Phase 1 – Schema Reflection
We heavily utilised the Alembic migrator for this step. Alembic can generate out mapped python classes that directly correlate to a database it is looking at. It essentially converts reflected schema data into a python class representation.
In this contrived example it looks a bit like this:
Generating 400+ type-compatible classes from an existing database was a lifesaver. We took inspiration from “The Art of Unix Programming” and the “Rule of Generation”:
“Avoid hand-hacking; write programs to write programs when you can. Generated code is almost always cheaper and more reliable than hand-hacked.”
We agree. This is a clear example of how using code to create code can save time and effort.
The second part of the magic trick was using Alembic’s DSL to generate backend-specific schema code from its Python implementation. Alembic had already given us the structure of the tables, so we just switched out its backend implementation and let it do the heavy lifting. The below example shows how we can use a generic Python class with a different Integer type for Informix vs Postgres.
We used Alembic to generate type-compatible migrations for each table in the Informix and Db2 databases. We then applied the migrations to a Postgres database, with a few custom converters for Db2 field types with no 1-1 mapping to Postgres. This resulted in perfect 1-1 schema mapping for all 600 tables across the three databases.
Phase 2 – Convert and Clone
Our initial attempt at data conversion involved accessing the source databases, doing bulk conversion in Python and writing it to the destination. This proved to be ineffective for a variety of reasons, especially as we started getting complaints we were affecting production performance. We also had a particularly frustrating character set issue on one of the Db2 databases that affected <10 rows out of the millions in it. This issue would cause an entire transaction to abort after 45 minutes.
Our initial solution was not scalable, so we re-engineered our process to clone each database into Postgres first. Since we had a direct 1-1 schema mapping, we had to obey the constraints in the source database. This meant starting with tables with no foreign key dependencies and working backwards.

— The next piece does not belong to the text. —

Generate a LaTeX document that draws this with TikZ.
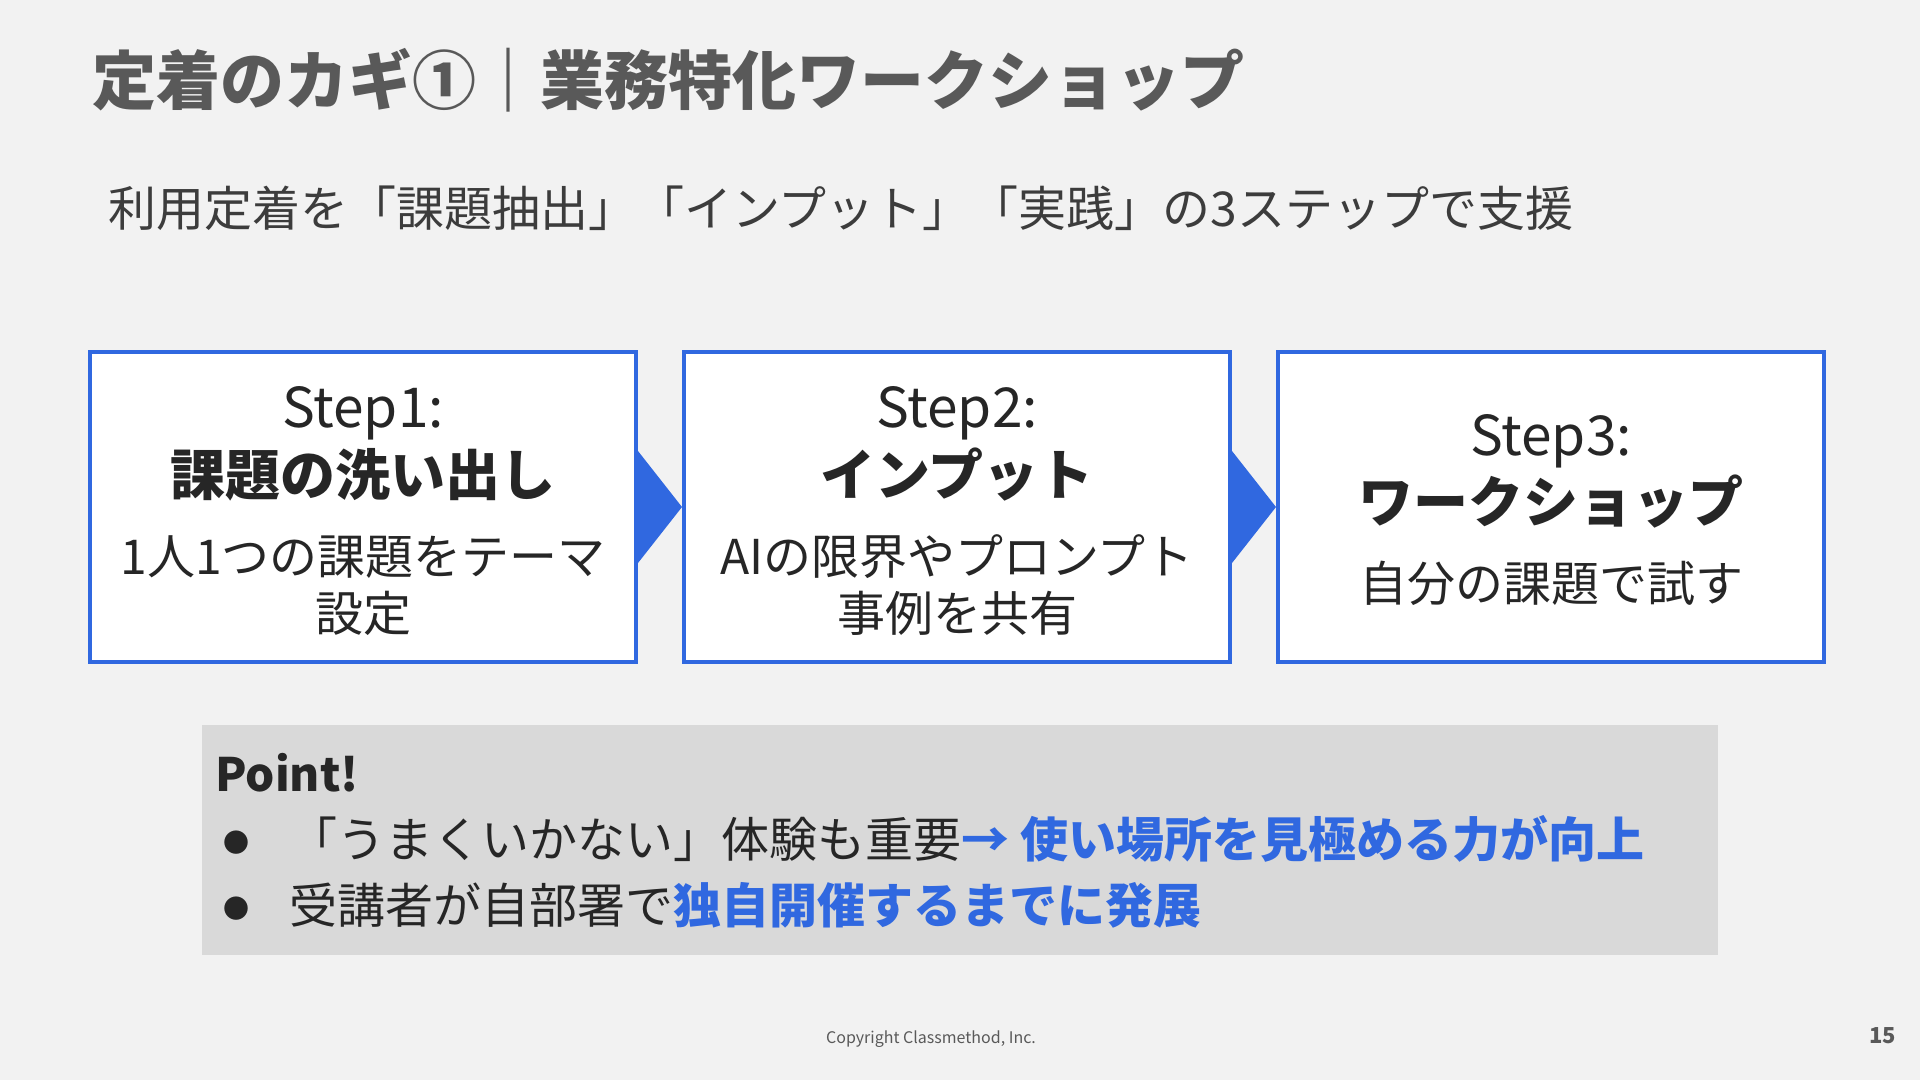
\documentclass[tikz,border=0pt]{standalone}
\usepackage{fontspec}
\setmainfont{Noto Sans CJK JP}
\usetikzlibrary{calc}
\definecolor{bg}{HTML}{F2F2F2}
\definecolor{accent}{HTML}{3068E0}
\definecolor{ink}{HTML}{262626}
\definecolor{titlegray}{HTML}{595959}
\definecolor{pointbg}{HTML}{D9D9D9}
\tikzset{
  stepbox/.style={draw=accent, line width=4pt, fill=white, minimum width=546pt, minimum height=310pt, inner sep=0pt},
  txt/.style={inner sep=0pt, text=ink},
  steplbl/.style={txt, anchor=base, font=\fontsize{55}{60}\selectfont},
  stephead/.style={txt, anchor=base, font=\fontsize{55}{60}\selectfont\bfseries},
  stepdesc/.style={txt, anchor=base, font=\fontsize{48}{56}\selectfont},
  chevron/.style={fill=accent},
  bodytxt/.style={txt, anchor=base west, font=\fontsize{48}{56}\selectfont},
  bulletmark/.style={txt, anchor=center, font=\fontsize{26}{30}\selectfont},
  foot/.style={inner sep=0pt, text=titlegray}
}
\begin{document}
\begin{tikzpicture}[x=1pt,y=-1pt]
\fill[bg] (0,0) rectangle (1920,1080);
\useasboundingbox (0,0) rectangle (1920,1080);

% title
\node[inner sep=0pt, anchor=base west, font=\fontsize{64}{70}\selectfont\bfseries, text=titlegray] (title) at (92,104) {定着のカギ①｜業務特化ワークショップ};
% subtitle
\node[bodytxt, text=ink!90] (sub) at (108,226) {利用定着を「課題抽出」「インプット」「実践」の3ステップで支援};

% step boxes
\node[stepbox] (b1) at (363,507) {};
\node[stepbox] (b2) at (957,507) {};
\node[stepbox] (b3) at (1551,507) {};

% chevrons between boxes
\fill[chevron] ($(b1.east)+(0,-56)$) -- (b2.west) -- ($(b1.east)+(0,56)$) -- cycle;
\fill[chevron] ($(b2.east)+(0,-56)$) -- (b3.west) -- ($(b2.east)+(0,56)$) -- cycle;

% box 1 text
\node[steplbl] (s1a) at (363,427) {Step1:};
\node[stephead] (s1b) at (363,495) {課題の洗い出し};
\node[stepdesc] (s1c) at (363,574) {1人1つの課題をテーマ};
\node[stepdesc] (s1d) at (363,631) {設定};
% box 2 text
\node[steplbl] (s2a) at (957,427) {Step2:};
\node[stephead] (s2b) at (957,495) {インプット};
\node[stepdesc] (s2c) at (957,574) {AIの限界やプロンプト};
\node[stepdesc] (s2d) at (957,631) {事例を共有};
% box 3 text
\node[steplbl] (s3a) at (1551,455) {Step3:};
\node[stephead] (s3b) at (1551,522) {ワークショップ};
\node[stepdesc] (s3c) at (1551,601) {自分の課題で試す};

% point box
\node[fill=pointbg, minimum width=1516pt, minimum height=230pt, inner sep=0pt] (pt) at (960,840) {};
\node[txt, anchor=base west, font=\fontsize{46}{52}\selectfont\bfseries] (ptl) at (215,791) {Point!};
\node[bulletmark] (bu1) at (236,843) {●};
\node[bodytxt] (l1) at (289,857) {「うまくいかない」体験も重要\textcolor{accent}{\bfseries → 使い場所を見極める力が向上}};
\node[bulletmark] (bu2) at (236,909) {●};
\node[bodytxt] (l2) at (289,923) {受講者が自部署で\textcolor{accent}{\bfseries 独自開催するまでに発展}};

% footer
\node[foot, anchor=base, font=\fontsize{16}{19}\selectfont] (copy) at (931,1043) {Copyright Classmethod, Inc.};
\node[foot, anchor=base east, font=\fontsize{22}{24}\selectfont\bfseries] (pg) at (1896,1043) {15};
\end{tikzpicture}
\end{document}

This approach allowed us to identify and fix character set issues in an isolated transaction, without losing previous work.
We also had to manipulate the primary keys to match the foreign constraints, which is a common task in database migrations.
Phase 3 – Database Convergence
At this stage, we had three separate databases with 100% data clones. Since Experience.Digital was also doing the application rebuild, this was a modelling activity.
SQLAlchemy was an invaluable tool for this work. Although it required more upfront effort than other tools, the standardised operating environment allowed us to quickly develop a solution once the boilerplate was done. The standardised representation in a Python REPL allowed us to quickly identify and live-test conversion issues. This was especially helpful when troubleshooting issues with large batches of data.
The other major component of this work entailed creating a version-control system in the database. The constraints added were:
- A timestamped version of every record in the database
- Temporally contiguous time range for updates (ie no holes)
Instead of implementing this in the application code, we implemented it in the database. Many people treat databases as just a storage layer with some validators, but we recognize them as a complete system to be used. We leveraged triggers to implement this feature and created the following model:
Every record in every table has a mandatory version_id foreign key, which in turn has an associated resource_id key. We wrote triggers to hook into the UPDATE and INSERT actions. When a record was updated or inserted, the triggers serialised the NEW representation to JSON using row_to_json() and wrote the record into a version table.
Writing the same 4 trigger functions for hundreds of tables is brittle and error-prone, so we leveraged the power of Python metaprogramming and the in-memory schema representation of SQLAlchemy to automatically generate and flush a CREATE TRIGGER clause for each trigger for each table.
Records could be deserialized back into the native Postgres record type by using the json_to_row() function. The ::<TYPE> cast on the function used internal Postgres reflection work to deserialize the contents to the correct Postgres record primitives.
This allowed a completely automated version control process to run, and allowed it to run independently of any application accessing it. Ensuring domain rules exist in their properly-bounded context is a design principle that we often see overlooked (often due to perceived complexity), but by using the correct tools, much richer outcomes can be achieved for only a minimally more upfront effort.